Here is an improved version of the same test, with changes highlighted:

    @Test
    public void the_sequence_is_thread_safe() throws Exception {
        final int ITERATIONS = 50;
        List<RunId> expectedRunIds = generateRunIdsSequentially(ITERATIONS);
        List<RunId> actualRunIds = generateRunIdsInParallel(ITERATIONS);

        assertThat("generating RunIds in parallel should have produced the same values as sequentially",
                actualRunIds, is(expectedRunIds));
    }

    private static List<RunId> generateRunIdsSequentially(int count) {
        RunIdSequence sequence = new RunIdSequence();

        List<RunId> results = new ArrayList<RunId>();
        for (int i = 0; i < count; i++) {
            results.add(sequence.nextRunId());
        }
        return results;
    }

    private static List<RunId> generateRunIdsInParallel(int count) throws Exception {
        final RunIdSequence sequence = new RunIdSequence();
        ExecutorService executor = Executors.newFixedThreadPool(10);

        List<Future<RunId>> futures = new ArrayList<Future<RunId>>();
        for (int i = 0; i < count; i++) {
            futures.add(executor.submit(new Callable<RunId>() {
                @Override
                public RunId call() throws Exception {
                    return sequence.nextRunId();
                }
            }));
        }

        List<RunId> results = new ArrayList<RunId>();
        for (Future<RunId> future : futures) {
            results.add(future.get(1000, TimeUnit.MILLISECONDS));
        }
        Collections.sort(results, new Comparator<RunId>() {
            @Override
            public int compare(RunId id1, RunId id2) {
                return id1.toInt() - id2.toInt();
            }
        });

        executor.shutdown();
        return results;
    }

Now it doesn't anymore know about those two design decisions.
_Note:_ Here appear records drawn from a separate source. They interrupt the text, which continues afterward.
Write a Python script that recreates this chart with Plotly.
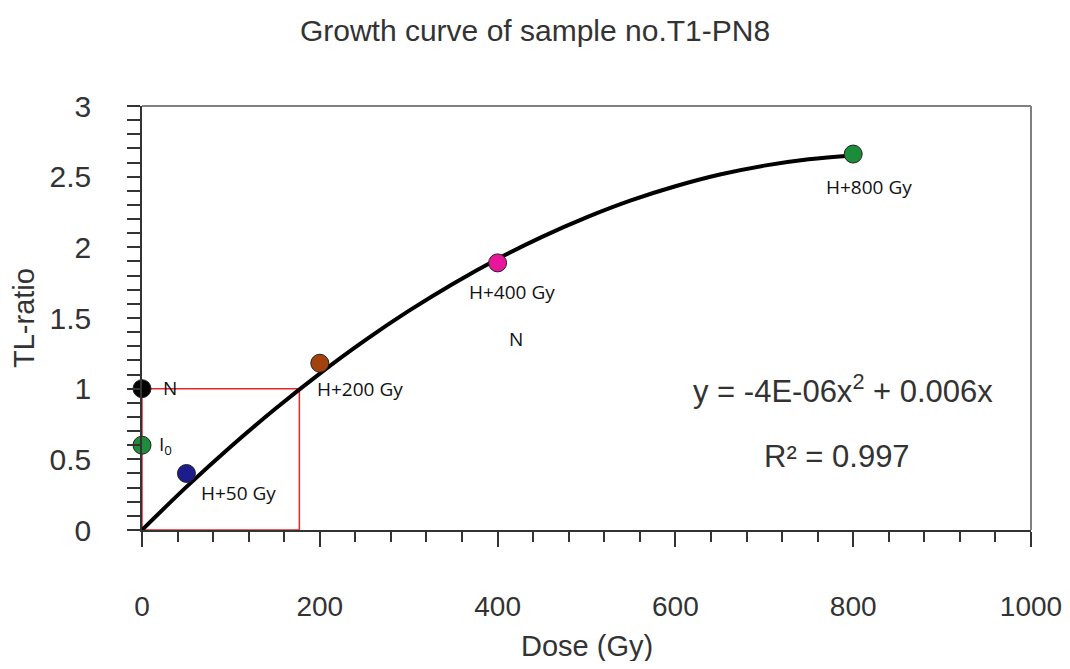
import plotly.graph_objects as go

# ---- data ----
point_names = ["N", "I0", "H+50 Gy", "H+200 Gy", "H+400 Gy", "H+800 Gy"]
point_dose = [0, 0, 50, 200, 400, 800]
point_ratio = [1.0, 0.6, 0.40, 1.18, 1.89, 2.66]
point_colors = ["#000000", "#1e8c3a", "#1c1c8c", "#a3420f", "#e8169a", "#1a8c3a"]

curve_dose = [0, 50, 100, 150, 200, 250, 300, 350, 400, 450, 500, 550, 600, 650, 700, 750, 800]
curve_ratio = [0.0, 0.305, 0.591, 0.858, 1.107, 1.338, 1.550, 1.743, 1.918, 2.074, 2.212,
               2.332, 2.432, 2.515, 2.578, 2.623, 2.650]

box_dose = [0, 177]
box_ratio = [0, 1.0]

label_texts = ["N", "I<sub>0</sub>", "H+50 Gy", "H+200 Gy", "H+400 Gy", "N", "H+800 Gy"]
label_x = [21, 17, 108, 245, 416, 421, 818]
label_y = [1.005, 0.60, 0.262, 0.998, 1.684, 1.351, 2.427]
label_anchor = ["left", "left", "center", "center", "center", "center", "center"]

x_ticks = [0, 200, 400, 600, 800, 1000]
y_ticks = [0, 0.5, 1, 1.5, 2, 2.5, 3]
y_tick_text = ["0", "0.5", "1", "1.5", "2", "2.5", "3"]

title_text = "Growth curve of sample no.T1-PN8"
eq_text = "y = -4E-06x<sup>2</sup> + 0.006x"
r2_text = "R² = 0.997"

# page has an 8px body margin; figure sized so the whole page is 1070x669
W, H = 1054, 653

fig = go.Figure()

fig.add_trace(go.Scatter(
    x=curve_dose, y=curve_ratio, mode="lines",
    line=dict(color="black", width=4, shape="spline"),
    hoverinfo="skip", showlegend=False))

fig.add_trace(go.Scatter(
    x=point_dose, y=point_ratio, mode="markers",
    marker=dict(size=18, color=point_colors, line=dict(color="#222222", width=1)),
    text=point_names, showlegend=False, cliponaxis=False))

# red box
fig.add_shape(type="rect", xref="x", yref="y",
              x0=box_dose[0], x1=box_dose[1], y0=box_ratio[0], y1=box_ratio[1],
              line=dict(color="#e8262a", width=1.5), layer="below")

# top / right frame lines
fig.add_shape(type="line", xref="paper", yref="paper", x0=0, x1=1, y0=1, y1=1,
              line=dict(color="#808080", width=2))
fig.add_shape(type="line", xref="paper", yref="paper", x0=1, x1=1, y0=0, y1=1,
              line=dict(color="#808080", width=2))

for t, x, y, a in zip(label_texts, label_x, label_y, label_anchor):
    fig.add_annotation(x=x, y=y, xref="x", yref="y", text=t, showarrow=False,
                       xanchor=a, yanchor="middle",
                       font=dict(family="Open Sans", size=19, color="#111111"))

fig.add_annotation(x=789, y=1.0, xref="x", yref="y", text=eq_text, showarrow=False,
                   xanchor="center", yanchor="middle",
                   font=dict(family="Liberation Sans", size=31, color="#333333"))
fig.add_annotation(x=782, y=0.52, xref="x", yref="y", text=r2_text, showarrow=False,
                   xanchor="center", yanchor="middle",
                   font=dict(family="Liberation Sans", size=31, color="#333333"))

# axis titles
fig.add_annotation(x=0.5, y=0, xref="paper", yref="paper", text="Dose (Gy)",
                   showarrow=False, xanchor="center", yanchor="middle", yshift=-116,
                   font=dict(family="Liberation Sans", size=29, color="#333333"))
fig.add_annotation(x=0, y=0.5, xref="paper", yref="paper", text="TL-ratio",
                   showarrow=False, xanchor="center", yanchor="middle", xshift=-118,
                   textangle=-90,
                   font=dict(family="Liberation Sans", size=29, color="#333333"))

fig.update_layout(
    width=W, height=H,
    margin=dict(l=134, r=31, t=98, b=131, autoexpand=False),
    paper_bgcolor="white", plot_bgcolor="white",
    title=dict(text=title_text, x=0.5, xref="container", xanchor="center",
               y=1 - 22 / H, yref="container", yanchor="middle",
               font=dict(family="Liberation Sans", size=30, color="#333333")),
    xaxis=dict(range=[0, 1000], tickvals=x_ticks, ticks="outside", ticklen=15,
               tickwidth=1.5, tickcolor="#333333", showgrid=False, zeroline=False,
               showline=True, linecolor="#333333", linewidth=1.5, automargin=False,
               ticklabelstandoff=36, ticklabeloverflow="allow",
               tickfont=dict(family="Liberation Sans", size=28, color="#333333"),
               minor=dict(dtick=40, ticks="outside", ticklen=10, tickwidth=1.5,
                          tickcolor="#333333", showgrid=False)),
    yaxis=dict(range=[0, 3], tickvals=y_ticks, ticktext=y_tick_text, ticks="outside",
               ticklen=13, tickwidth=1.5, tickcolor="#333333", showgrid=False,
               zeroline=False, showline=True, linecolor="#333333", linewidth=1.5,
               automargin=False, ticklabelstandoff=30,
               tickfont=dict(family="Liberation Sans", size=30, color="#333333"),
               minor=dict(dtick=0.1, ticks="outside", ticklen=13, tickwidth=1.5,
                          tickcolor="#333333", showgrid=False)),
)

fig.write_html("out.html")
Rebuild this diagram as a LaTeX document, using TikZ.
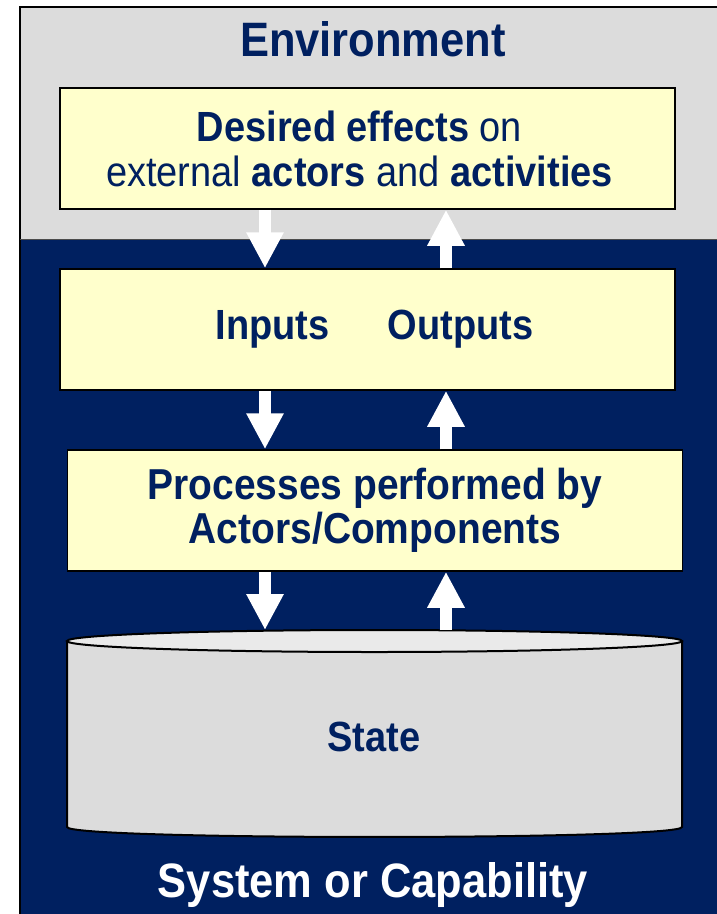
\documentclass[tikz,border=0pt]{standalone}
\usepackage{fontspec}
\setmainfont[FakeStretch=0.9]{Liberation Sans}
\usepackage{tikz}
\usetikzlibrary{arrows.meta, positioning, calc}
\definecolor{sysnavy}{RGB}{0,32,96}
\definecolor{envgrey}{RGB}{220,220,220}
\definecolor{paleyellow}{RGB}{255,255,204}
\definecolor{lidgrey}{RGB}{234,234,234}

\begin{document}
\begin{tikzpicture}[x=1pt, y=-1pt]
        \tikzstyle{block}=[draw=black, line width=1.5pt, fill=paleyellow, text=sysnavy, minimum width=615pt, minimum height=121pt, inner sep=0pt, align=center, font=\fontsize{42.2}{45}\selectfont]
        \tikzstyle{title}=[inner sep=0pt, anchor=base, font=\bfseries\fontsize{48.3}{50}\selectfont]
        \tikzstyle{flow}=[white, line width=12pt, -{Triangle[width=35pt, length=36pt]}]

        \useasboundingbox (0,0) rectangle (717,914);
        \clip (0,0) rectangle (717,914);

        % Environment and system areas
        \fill[sysnavy] (20,239) rectangle (740,930);
        \fill[envgrey] (20,7) rectangle (740,239);
        \draw[line width=2pt] (20,930) -- (20,7) -- (740,7);
        \draw[line width=1pt, black!70] (20,239) -- (740,239);

        \node[title, text=sysnavy] (env) at (373,56) {Environment};
        \node[title, text=white] (sys) at (373,897) {System or Capability};

        % Boxes
        \node[block] (effects) at (367.5,148.5) {\hspace*{-16pt}\textbf{Desired effects} on\\\hspace*{-16pt}external \textbf{actors} and \textbf{activities}};
        \node[block] (io) at (367.5,329.5) {\bfseries \hspace*{14pt}Inputs\hspace{58pt}Outputs};
        \node[block, font=\bfseries\fontsize{43.3}{44}\selectfont] (procs) at (375,510.5) {Processes performed by\\Actors/Components};

        % State store
        \fill[envgrey] (67,641) -- (67,827) .. controls (67,840.3) and (682,840.3) .. (682,827) -- (682,641) -- cycle;
        \draw[line width=2pt] (67,641) -- (67,827) .. controls (67,840.3) and (682,840.3) .. (682,827) -- (682,641);
        \draw[line width=2pt, fill=lidgrey] (374.5,641) ellipse [x radius=307.5, y radius=11];
        \coordinate (statetop) at (374.5,630);
        \node[title, text=sysnavy, font=\bfseries\fontsize{42.2}{45}\selectfont] (state) at (374,751) {State};

        % Flow arrows
        \coordinate (downx) at (265,0);
        \coordinate (upx) at (446,0);
        \draw[flow] (effects.south -| downx) -- (io.north -| downx);
        \draw[flow] (io.north -| upx) -- (effects.south -| upx);
        \draw[flow] (io.south -| downx) -- (procs.north -| downx);
        \draw[flow] (procs.north -| upx) -- (io.south -| upx);
        \draw[flow] (procs.south -| downx) -- (statetop -| downx);
        \draw[flow] (statetop -| upx) -- (procs.south -| upx);
\end{tikzpicture}
\end{document}
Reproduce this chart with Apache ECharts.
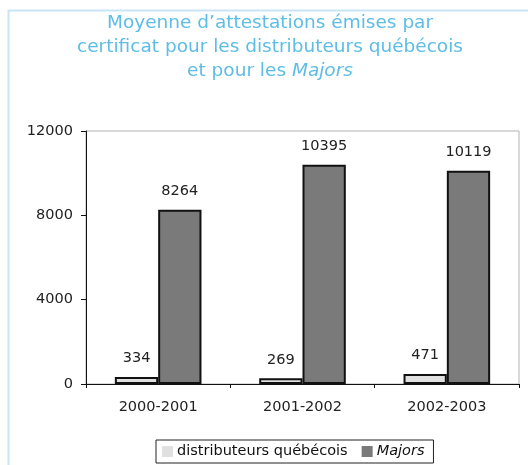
<!DOCTYPE html>
<html>
<head>
<meta charset="utf-8">
<script src="https://cdn.jsdelivr.net/npm/echarts@6/dist/echarts.min.js"></script>
<style>
html, body { margin: 0; padding: 0; background: #fff; }
#chart { width: 528px; height: 465px; }
</style>
</head>
<body>
<div id="chart"></div>
<script>
const periods = ['2000-2001', '2001-2002', '2002-2003']
const seriesNames = ['distributeurs québécois', 'Majors']
const quebecValues = [334, 269, 471]
const majorsValues = [8264, 10395, 10119]
const yTicks = [0, 4000, 8000, 12000]

// the source picture is a bit wide, DejaVu gets closer to its text widths
const font = '"DejaVu Sans", "Liberation Sans", Arial, sans-serif'

const chart = echarts.init(document.getElementById('chart'), null, { renderer: 'canvas' })

const barStyle = (fill) => ({
    color: fill,
    borderColor: '#111',
    borderWidth: 2
})

const labelStyle = {
    show: true,
    position: 'top',
    distance: 11,
    fontFamily: font,
    fontSize: 14.5,
    color: '#222'
}

chart.setOption({
    animation: false,
    backgroundColor: '#fff',
    graphic: [
        {
            type: 'rect',
            shape: { x: 8.5, y: 10.5, width: 560, height: 500 },
            style: { fill: 'none', stroke: '#c9e5f3', lineWidth: 2 },
            silent: true
        }
    ],
    title: {
        text: 'Moyenne d\u2019attestations émises par\ncertificat pour les distributeurs québécois\net pour les {i|Majors}',
        left: 265,
        textAlign: 'center',
        top: 6,
        textStyle: {
            fontFamily: font,
            fontSize: 18.5,
            fontWeight: 'normal',
            color: '#5dbde6',
            lineHeight: 24,
            rich: {
                i: { fontFamily: font, fontSize: 18.5, fontStyle: 'italic', color: '#5dbde6', lineHeight: 24 }
            }
        }
    },
    legend: {
        data: seriesNames,
        left: 156,
        top: 440,
        itemWidth: 11,
        itemHeight: 11,
        itemGap: 14,
        padding: [4, 9, 4, 6],
        borderColor: '#222',
        borderWidth: 1,
        borderRadius: 0,
        icon: 'rect',
        formatter: (name) => (name === 'Majors' ? '{i|Majors}' : name),
        itemStyle: { borderWidth: 0 },
        textStyle: {
            fontFamily: font,
            fontSize: 14.5,
            color: '#111',
            padding: [0, 0, 0, -1],
            rich: {
                i: { fontFamily: font, fontSize: 14.5, fontStyle: 'italic', color: '#111' }
            }
        }
    },
    grid: {
        left: 86,
        right: 9,
        top: 131,
        bottom: 81,
        show: true,
        borderColor: '#b3b3b3',
        borderWidth: 1,
        backgroundColor: 'transparent'
    },
    xAxis: {
        type: 'category',
        data: periods,
        axisLine: { lineStyle: { color: '#111', width: 1 } },
        axisTick: { show: true, length: 4, lineStyle: { color: '#111' } },
        axisLabel: {
            fontFamily: font,
            fontSize: 14.5,
            color: '#222',
            margin: 16
        }
    },
    yAxis: {
        type: 'value',
        min: 0,
        max: 12000,
        interval: 4000,
        axisLine: { show: true, lineStyle: { color: '#111', width: 1 } },
        axisTick: { show: true, length: 5, lineStyle: { color: '#111' } },
        splitLine: { show: false },
        axisLabel: {
            fontFamily: font,
            fontSize: 14.5,
            color: '#222',
            margin: 13,
            formatter: (v) => (yTicks.includes(v) ? String(v) : '')
        }
    },
    series: [
        {
            name: seriesNames[0],
            type: 'bar',
            data: quebecValues,
            barGap: '0%',
            barCategoryGap: '40%',
            itemStyle: barStyle('#e0e0e0'),
            label: labelStyle
        },
        {
            name: seriesNames[1],
            type: 'bar',
            data: majorsValues,
            itemStyle: barStyle('#7a7a7a'),
            label: labelStyle
        }
    ]
})
</script>
</body>
</html>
It's focused on just testing thread-safety and doesn't duplicate the other tests nor the production code. I can change the production code to make any one of the three tests to fail while the other two still pass.

Conclusion

When I try to write as isolated/focused tests as possible, it makes it easy to find the cause of a test failure. If I don't know why some code exists, I can comment it out and see which tests fail - their names will tell why the code was written. When removing features, I can remove whole tests which define that feature, instead of having to update non-cohesive tests. When changing features, I need to update only a few tests.

P.S. I've been thinking that it might be possible to measure automatically the "unitness" of tests using mutation testing tools such as PIT. The fewer tests per mutation fail, the better. And if a test always fails together with other tests, then it's a bad thing. It might help in pinpointing tests which need some refactoring.